Di berlakukannya undang-undang ini, membuat oknum-oknum nakal ketakutan karena denda yang diberikan apabila melanggar tidak sedikit kira-kira 1 miliar rupiah karena melanggar pasal 27 ayat 1 tentang muatan yang melanggar kesusilaan. sebenarnya UU ITE (Undang-Undang Informasi dan Transaksi Elektronik) tidak hanya membahas situs porno atau masalah asusila. Total ada 13 Bab dan 54 Pasal yang mengupas secara mendetail bagaimana aturan hidup di dunia maya dan transaksi yang terjadi didalamnya. Sebagian orang menolak adanya undang-undang ini, tapi tidak sedikit yang mendukung undang-undang ini.
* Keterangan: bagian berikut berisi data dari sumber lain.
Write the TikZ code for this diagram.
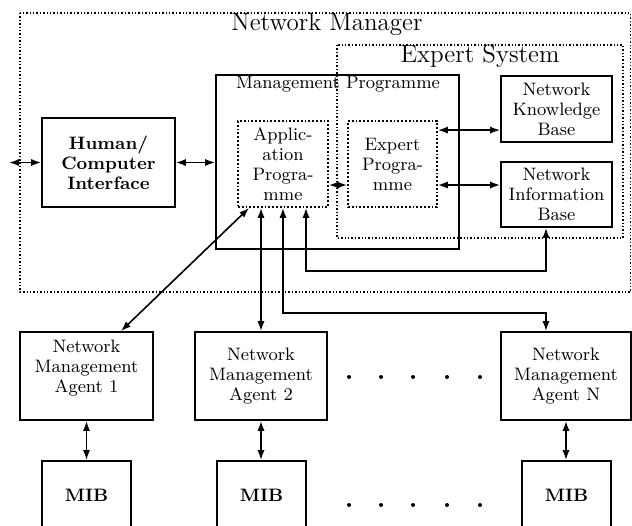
\documentclass[tikz,border=0pt]{standalone}
\usetikzlibrary{arrows.meta,calc}
\tikzset{
  box/.style={draw,line width=0.9pt,align=center,inner sep=0pt,font=\fontsize{9}{10}\selectfont},
  dotbox/.style={box,densely dotted},
  title/.style={inner sep=0pt,font=\fontsize{12.5}{14}\selectfont},
  link/.style={line width=0.8pt,{Latex[length=5pt,width=3.6pt]}-{Latex[length=5pt,width=3.6pt]}},
}
\begin{document}
\begin{tikzpicture}[x=0.5pt,y=-0.5pt]
\clip (0,0) rectangle (632,525);

\draw[densely dotted,line width=0.7pt] (20,13) rectangle (630.5,292);
\node[title] (nmtitle) at (327,24) {Network Manager};
\draw[densely dotted,line width=0.7pt] (337,45) rectangle (623,238);
\node[title] (estitle) at (480,56) {Expert System};

\node[box,minimum width=66.5pt,minimum height=44.5pt,font=\fontsize{9}{10}\selectfont\bfseries] (hci) at (108.5,162.5) {Human/\\Computer\\Interface};
\node[box,minimum width=121.5pt,minimum height=87pt] (mgmt) at (337.5,162) {};
\node[inner sep=0pt,font=\fontsize{9}{10}\selectfont] (mptitle) at (338,84) {Management Programme};
\node[dotbox,minimum width=45pt,minimum height=43pt] (app) at (283,164) {Applic-\\ation\\Progra-\\mme};
\node[dotbox,minimum width=44.5pt,minimum height=43pt] (expert) at (392.5,164) {Expert\\Progra-\\mme};
\node[box,minimum width=55.5pt,minimum height=33pt] (nkb) at (556.5,109) {Network\\Knowledge\\Base};
\node[box,minimum width=55.5pt,minimum height=32.5pt] (nib) at (556.5,194.5) {Network\\Information\\Base};

\node[box,minimum width=66.5pt,minimum height=44pt] (agent1) at (86.5,376) {Network\\Management\\Agent 1\\\mbox{}};
\node[box,minimum width=66pt,minimum height=44pt] (agent2) at (261,376) {Network\\Management\\Agent 2};
\node[box,minimum width=65pt,minimum height=44pt] (agentN) at (566,376) {Network\\Management\\Agent N};
\node[box,minimum width=44.5pt,minimum height=34.5pt,font=\fontsize{9}{10}\selectfont\bfseries] (mib1) at (86.5,495.5) {MIB};
\node[box,minimum width=44.5pt,minimum height=34.5pt,font=\fontsize{9}{10}\selectfont\bfseries] (mib2) at (261.5,495.5) {MIB};
\node[box,minimum width=44.5pt,minimum height=34.5pt,font=\fontsize{9}{10}\selectfont\bfseries] (mibN) at (566.5,495.5) {MIB};

\coordinate (ext) at ($(hci.west)+(-32,0)$);
\draw[link] (ext) -- (hci.west);
\draw[link] (hci.east) -- (hci.east -| mgmt.west);
\draw[link] ($(app.east)+(0,21)$) -- ($(expert.west)+(0,21)$);
\coordinate (ek) at ($(expert.north east)+(0,10)$);
\draw[link] (ek) -- (ek -| nkb.west);
\coordinate (ei) at ($(expert.east)+(0,21)$);
\draw[link] (ei) -- (ei -| nib.west);

\coordinate (a1) at ($(app.south west)+(12,0)$);
\coordinate (t1) at ($(agent1.north)+(34.5,0)$);
\draw[link] (a1) -- (t1);
\draw[link] (app.south -| agent2.north) -- (agent2.north);
\coordinate (tn) at ($(agentN.north)+(-20,0)$);
\draw[link] (app.south) -- ++(0,105) -| (tn);
\coordinate (tb) at ($(nib.south)+(-10.5,0)$);
\draw[link] ($(app.south)+(23,0)$) -- ++(0,63) -| (tb);

\foreach \i in {1,2,N}
  \draw[link] (agent\i.south) -- (agent\i.south |- mib\i.north);
\foreach \x in {349,381,413,447,480} {
  \fill (\x,377) circle (1pt);
  \fill (\x,505) circle (1pt);
}
\end{tikzpicture}
\end{document}
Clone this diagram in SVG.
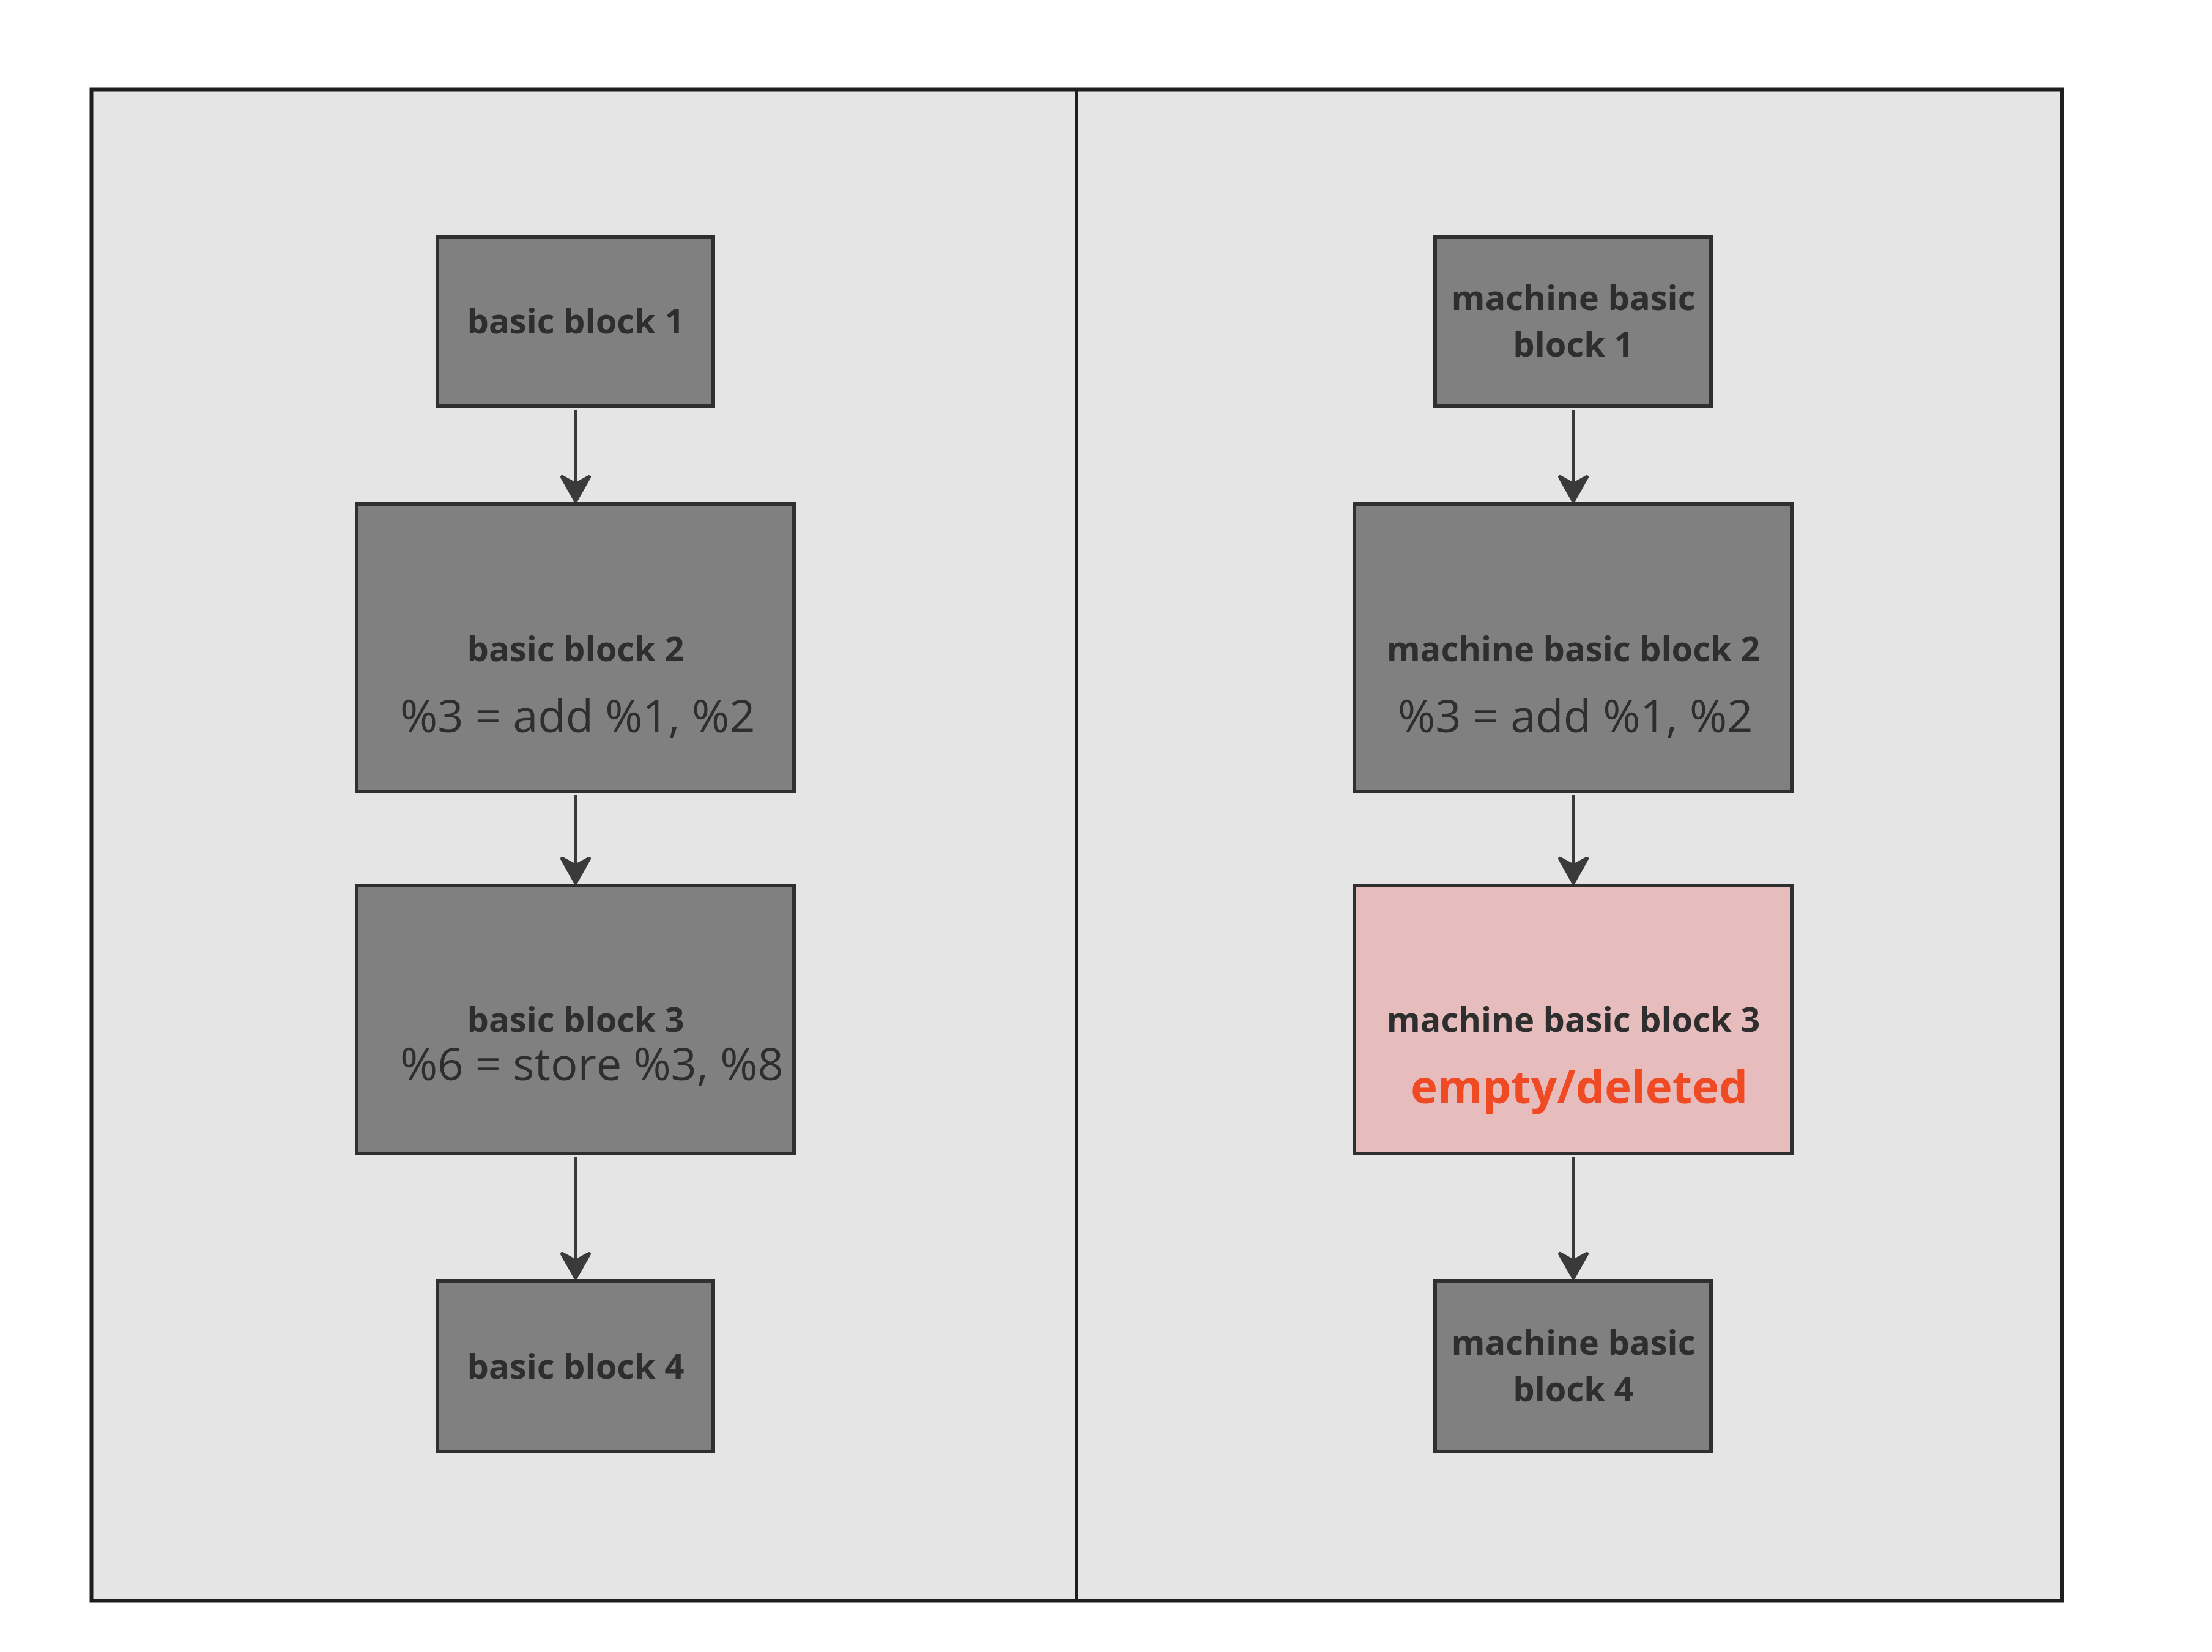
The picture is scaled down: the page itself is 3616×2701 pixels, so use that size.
<svg xmlns="http://www.w3.org/2000/svg" width="3616" height="2701" viewBox="0 0 3616 2701">
<style>
.frame{fill:#e5e5e5;stroke:#1e1e1e;stroke-width:6}
.div{stroke:#1e1e1e;stroke-width:4}
.box{fill:#808080;stroke:#2f2f2f;stroke-width:6}
.del{fill:#e6bcbc;stroke:#2f2f2f;stroke-width:6}
.lbl{font-family:"Open Sans","Noto Sans","Liberation Sans",sans-serif;font-weight:700;font-size:56px;fill:#2e2e2e}
.code{font-family:"Open Sans","Noto Sans","Liberation Sans",sans-serif;font-weight:400;font-size:74px;fill:#2e2e2e}
.red{font-family:"Open Sans","Noto Sans","Liberation Sans",sans-serif;font-weight:700;font-size:74.5px;fill:#f04a24}
.edge{stroke:#3a3a3a;stroke-width:6;fill:none}
</style>
<defs>
<marker id="ah" markerUnits="userSpaceOnUse" markerWidth="70" markerHeight="70" refX="0" refY="0" viewBox="-50 -35 56 70" orient="auto">
<path d="M0,0 L-39,-22 L-27,0 L-39,22 Z" fill="#3a3a3a" stroke="#3a3a3a" stroke-width="6" stroke-linejoin="round"/>
</marker>
</defs>
<rect class="frame" x="149.5" y="146.5" width="3221.5" height="2471"/>
<line class="div" x1="1760" y1="146.5" x2="1760" y2="2617.5"/>

<g id="connectors">
<line class="edge" x1="941" y1="670" x2="941" y2="819" marker-end="url(#ah)"/>
<line class="edge" x1="941" y1="1300" x2="941" y2="1443" marker-end="url(#ah)"/>
<line class="edge" x1="941" y1="1892" x2="941" y2="2089" marker-end="url(#ah)"/>
<line class="edge" x1="2572" y1="670" x2="2572" y2="819" marker-end="url(#ah)"/>
<line class="edge" x1="2572" y1="1300" x2="2572" y2="1443" marker-end="url(#ah)"/>
<line class="edge" x1="2572" y1="1892" x2="2572" y2="2089" marker-end="url(#ah)"/>
</g>

<g id="bb1">
<rect class="box" x="715" y="387" width="451" height="277"/>
<text class="lbl" x="941" y="545" text-anchor="middle">basic block 1</text>
</g>
<g id="bb2">
<rect class="box" x="583" y="824" width="715" height="470"/>
<text class="lbl" x="941" y="1081" text-anchor="middle">basic block 2</text>
<text class="code" x="654" y="1197">%3 = add %1, %2</text>
</g>
<g id="bb3">
<rect class="box" x="583" y="1448" width="715" height="438"/>
<text class="lbl" x="941" y="1687" text-anchor="middle">basic block 3</text>
<text class="code" x="654" y="1766">%6 = store %3, %8</text>
</g>
<g id="bb4">
<rect class="box" x="715" y="2094" width="451" height="279"/>
<text class="lbl" x="941" y="2254" text-anchor="middle">basic block 4</text>
</g>

<g id="mbb1">
<rect class="box" x="2346" y="387" width="451" height="277"/>
<text class="lbl" x="2572" y="507" text-anchor="middle">machine basic</text>
<text class="lbl" x="2572" y="583" text-anchor="middle">block 1</text>
</g>
<g id="mbb2">
<rect class="box" x="2214" y="824" width="715" height="470"/>
<text class="lbl" x="2572" y="1081" text-anchor="middle">machine basic block 2</text>
<text class="code" x="2285" y="1197">%3 = add %1, %2</text>
</g>
<g id="mbb3">
<rect class="del" x="2214" y="1448" width="715" height="438"/>
<text class="lbl" x="2572" y="1687" text-anchor="middle">machine basic block 3</text>
<text class="red" x="2306" y="1804">empty/deleted</text>
</g>
<g id="mbb4">
<rect class="box" x="2346" y="2094" width="451" height="279"/>
<text class="lbl" x="2572" y="2215" text-anchor="middle">machine basic</text>
<text class="lbl" x="2572" y="2291" text-anchor="middle">block 4</text>
</g>
</svg>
UU ITE adalah ketentuan yang berlaku untuk setiap orang yang melakukan perbuatan hukum sebagaimana diatur dalam Undang-Undang ini, baik yang berada di wilayah hukum Indonesia maupun di luar wilayah hukum Indonesia, yang memiliki akibat hukum di wilayah hukum Indonesia dan/atau di luar wilayah hukum Indonesia dan merugikan kepentingan Indonesia. Pada UU ITE 2008 yang dibahas antara lain :
Pasal 5, 6 : mengatur ketentuan mengenai informasi elektronik yang dianggap sah.
Pasal 7, 8 : hak seseorang atas informasi/dokumen elektronik.
Pasal 9 : mengatur informasi yang disediakan oleh pelaku usaha yang menawarkan produk melalui sistem elektronik.
Pasal 11 : mengatur keabsahan tanda tangan elektronik.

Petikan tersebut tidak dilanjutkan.